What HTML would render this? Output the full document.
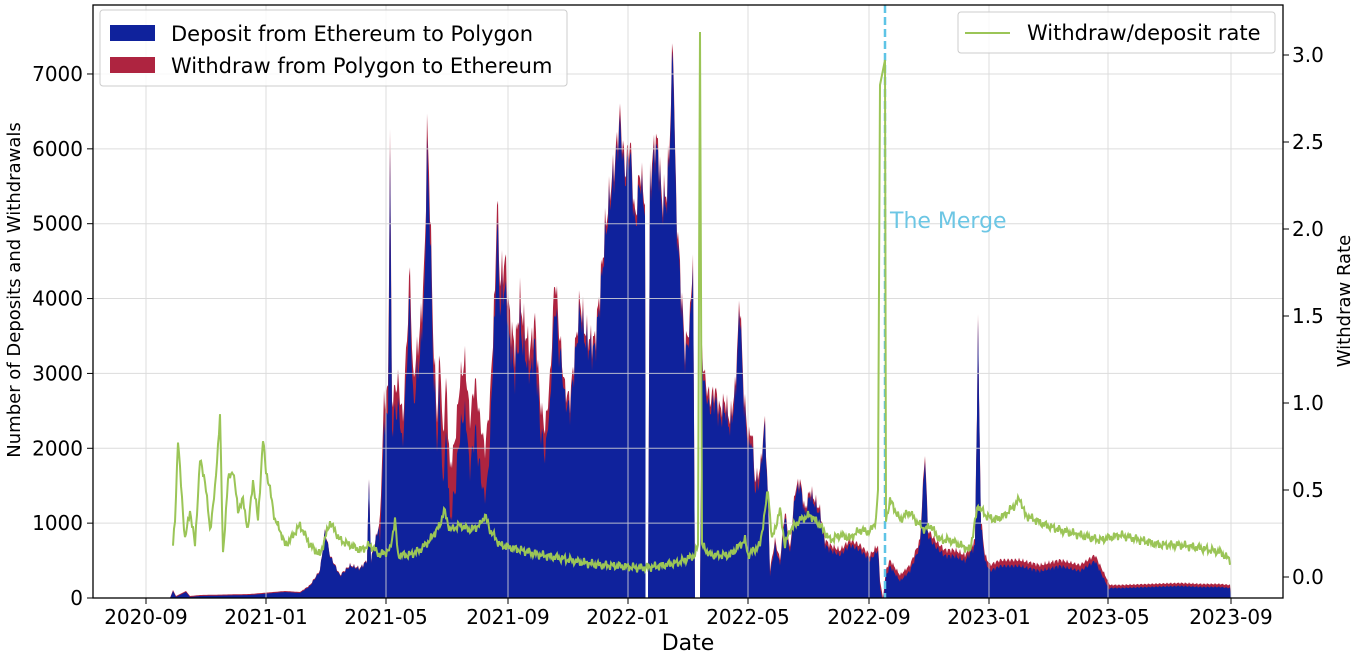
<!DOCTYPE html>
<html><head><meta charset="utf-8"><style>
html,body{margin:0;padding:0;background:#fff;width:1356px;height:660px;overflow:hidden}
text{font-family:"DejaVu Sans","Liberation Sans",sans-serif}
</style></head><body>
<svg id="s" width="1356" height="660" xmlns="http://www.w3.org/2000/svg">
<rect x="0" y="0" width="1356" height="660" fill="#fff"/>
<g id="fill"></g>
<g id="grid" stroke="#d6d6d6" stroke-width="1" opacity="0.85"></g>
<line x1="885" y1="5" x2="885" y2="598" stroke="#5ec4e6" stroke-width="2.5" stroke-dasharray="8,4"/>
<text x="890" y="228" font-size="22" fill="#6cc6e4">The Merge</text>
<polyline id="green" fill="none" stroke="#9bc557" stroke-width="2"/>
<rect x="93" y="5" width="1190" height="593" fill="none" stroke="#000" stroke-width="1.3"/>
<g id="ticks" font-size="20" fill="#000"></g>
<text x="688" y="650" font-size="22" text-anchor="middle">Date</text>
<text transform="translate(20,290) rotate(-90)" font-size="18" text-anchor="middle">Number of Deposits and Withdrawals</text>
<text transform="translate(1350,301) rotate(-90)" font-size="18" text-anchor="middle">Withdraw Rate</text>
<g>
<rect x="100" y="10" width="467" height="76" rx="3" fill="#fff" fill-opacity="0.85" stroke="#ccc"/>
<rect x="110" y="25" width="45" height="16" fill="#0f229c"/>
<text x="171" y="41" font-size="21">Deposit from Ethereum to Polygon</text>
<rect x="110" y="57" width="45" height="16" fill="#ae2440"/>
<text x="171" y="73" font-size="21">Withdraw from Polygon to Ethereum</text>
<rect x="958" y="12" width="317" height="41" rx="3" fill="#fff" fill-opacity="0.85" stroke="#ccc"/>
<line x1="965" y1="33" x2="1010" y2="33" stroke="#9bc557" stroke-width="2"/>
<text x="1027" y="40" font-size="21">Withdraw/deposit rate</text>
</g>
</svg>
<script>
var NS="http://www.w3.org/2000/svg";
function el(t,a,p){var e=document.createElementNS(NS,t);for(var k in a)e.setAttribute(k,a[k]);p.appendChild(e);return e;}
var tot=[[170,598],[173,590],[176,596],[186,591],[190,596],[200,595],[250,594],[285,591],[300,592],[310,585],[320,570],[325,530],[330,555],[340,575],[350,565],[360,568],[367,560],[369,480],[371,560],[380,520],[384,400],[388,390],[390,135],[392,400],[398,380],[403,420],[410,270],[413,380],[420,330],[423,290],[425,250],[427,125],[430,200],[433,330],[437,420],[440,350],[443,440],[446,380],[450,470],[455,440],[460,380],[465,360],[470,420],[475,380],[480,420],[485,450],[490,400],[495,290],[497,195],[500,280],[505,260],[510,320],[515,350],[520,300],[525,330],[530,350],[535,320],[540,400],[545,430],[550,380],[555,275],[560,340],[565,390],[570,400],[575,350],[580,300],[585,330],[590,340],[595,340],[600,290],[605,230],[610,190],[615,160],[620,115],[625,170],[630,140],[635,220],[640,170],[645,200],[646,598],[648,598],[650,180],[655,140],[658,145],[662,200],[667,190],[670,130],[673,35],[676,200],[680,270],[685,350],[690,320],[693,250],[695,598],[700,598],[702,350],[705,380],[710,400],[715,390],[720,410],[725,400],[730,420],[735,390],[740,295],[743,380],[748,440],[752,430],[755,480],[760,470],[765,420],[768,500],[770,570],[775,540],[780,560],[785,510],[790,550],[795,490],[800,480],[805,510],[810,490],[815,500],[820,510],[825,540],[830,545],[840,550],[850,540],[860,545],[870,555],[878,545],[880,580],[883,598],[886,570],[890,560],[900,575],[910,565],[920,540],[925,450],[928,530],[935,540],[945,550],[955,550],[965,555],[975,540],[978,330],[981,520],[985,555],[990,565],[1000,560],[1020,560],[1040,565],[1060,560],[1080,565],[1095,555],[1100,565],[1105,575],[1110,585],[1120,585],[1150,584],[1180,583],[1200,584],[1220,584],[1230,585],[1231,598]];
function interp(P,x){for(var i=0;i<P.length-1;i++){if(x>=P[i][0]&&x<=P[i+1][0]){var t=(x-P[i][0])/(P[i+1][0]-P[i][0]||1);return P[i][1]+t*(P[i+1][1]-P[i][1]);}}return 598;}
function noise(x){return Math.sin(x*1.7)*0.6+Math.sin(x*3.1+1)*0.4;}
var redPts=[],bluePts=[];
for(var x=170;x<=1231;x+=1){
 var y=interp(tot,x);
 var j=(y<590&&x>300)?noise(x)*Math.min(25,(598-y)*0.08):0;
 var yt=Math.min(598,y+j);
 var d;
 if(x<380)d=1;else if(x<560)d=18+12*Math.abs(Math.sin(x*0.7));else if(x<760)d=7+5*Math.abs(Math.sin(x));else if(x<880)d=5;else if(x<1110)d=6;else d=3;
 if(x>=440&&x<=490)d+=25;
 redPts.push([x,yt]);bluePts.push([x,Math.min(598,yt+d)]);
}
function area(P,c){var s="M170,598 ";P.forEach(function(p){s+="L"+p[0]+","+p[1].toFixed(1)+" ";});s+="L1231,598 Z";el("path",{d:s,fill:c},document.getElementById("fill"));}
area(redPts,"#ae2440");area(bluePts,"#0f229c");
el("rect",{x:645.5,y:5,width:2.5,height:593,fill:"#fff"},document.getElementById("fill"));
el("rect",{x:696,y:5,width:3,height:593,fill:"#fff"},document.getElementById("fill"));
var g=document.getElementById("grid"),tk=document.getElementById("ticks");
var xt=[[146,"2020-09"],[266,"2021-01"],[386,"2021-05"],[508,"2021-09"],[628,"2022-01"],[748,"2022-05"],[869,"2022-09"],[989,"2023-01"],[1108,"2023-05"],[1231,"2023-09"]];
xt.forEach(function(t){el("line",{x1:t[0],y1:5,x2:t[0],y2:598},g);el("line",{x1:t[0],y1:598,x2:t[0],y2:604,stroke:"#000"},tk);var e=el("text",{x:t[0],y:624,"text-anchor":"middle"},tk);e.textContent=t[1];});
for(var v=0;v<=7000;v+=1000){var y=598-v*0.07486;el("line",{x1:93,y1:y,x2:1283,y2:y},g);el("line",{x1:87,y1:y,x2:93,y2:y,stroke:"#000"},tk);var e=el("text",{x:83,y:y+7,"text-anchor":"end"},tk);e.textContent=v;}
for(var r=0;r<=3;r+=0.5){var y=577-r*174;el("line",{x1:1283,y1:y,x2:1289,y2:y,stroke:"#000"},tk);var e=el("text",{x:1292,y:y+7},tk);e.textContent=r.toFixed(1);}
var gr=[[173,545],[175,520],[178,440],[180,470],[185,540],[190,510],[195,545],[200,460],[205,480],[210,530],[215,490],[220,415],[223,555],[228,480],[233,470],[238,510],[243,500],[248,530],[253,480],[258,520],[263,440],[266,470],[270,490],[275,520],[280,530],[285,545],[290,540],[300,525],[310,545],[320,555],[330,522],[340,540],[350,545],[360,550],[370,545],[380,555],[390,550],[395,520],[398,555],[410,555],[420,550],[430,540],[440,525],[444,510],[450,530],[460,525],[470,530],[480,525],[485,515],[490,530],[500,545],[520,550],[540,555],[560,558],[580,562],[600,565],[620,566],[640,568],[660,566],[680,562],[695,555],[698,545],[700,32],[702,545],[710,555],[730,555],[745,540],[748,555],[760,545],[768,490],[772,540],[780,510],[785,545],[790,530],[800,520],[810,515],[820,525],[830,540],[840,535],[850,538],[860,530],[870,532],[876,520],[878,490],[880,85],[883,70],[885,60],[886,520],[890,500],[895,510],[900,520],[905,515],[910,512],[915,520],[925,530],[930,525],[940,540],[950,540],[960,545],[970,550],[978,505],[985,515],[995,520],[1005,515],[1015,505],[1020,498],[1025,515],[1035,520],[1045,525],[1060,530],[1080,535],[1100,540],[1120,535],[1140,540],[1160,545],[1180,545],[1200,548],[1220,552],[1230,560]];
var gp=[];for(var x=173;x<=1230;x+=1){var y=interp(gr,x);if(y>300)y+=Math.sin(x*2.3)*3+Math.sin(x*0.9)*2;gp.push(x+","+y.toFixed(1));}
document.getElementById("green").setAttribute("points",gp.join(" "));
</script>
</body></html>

───

Brief » Tell how many lines in the material contain the word "document". Only the number is wanted.

The completed task » 7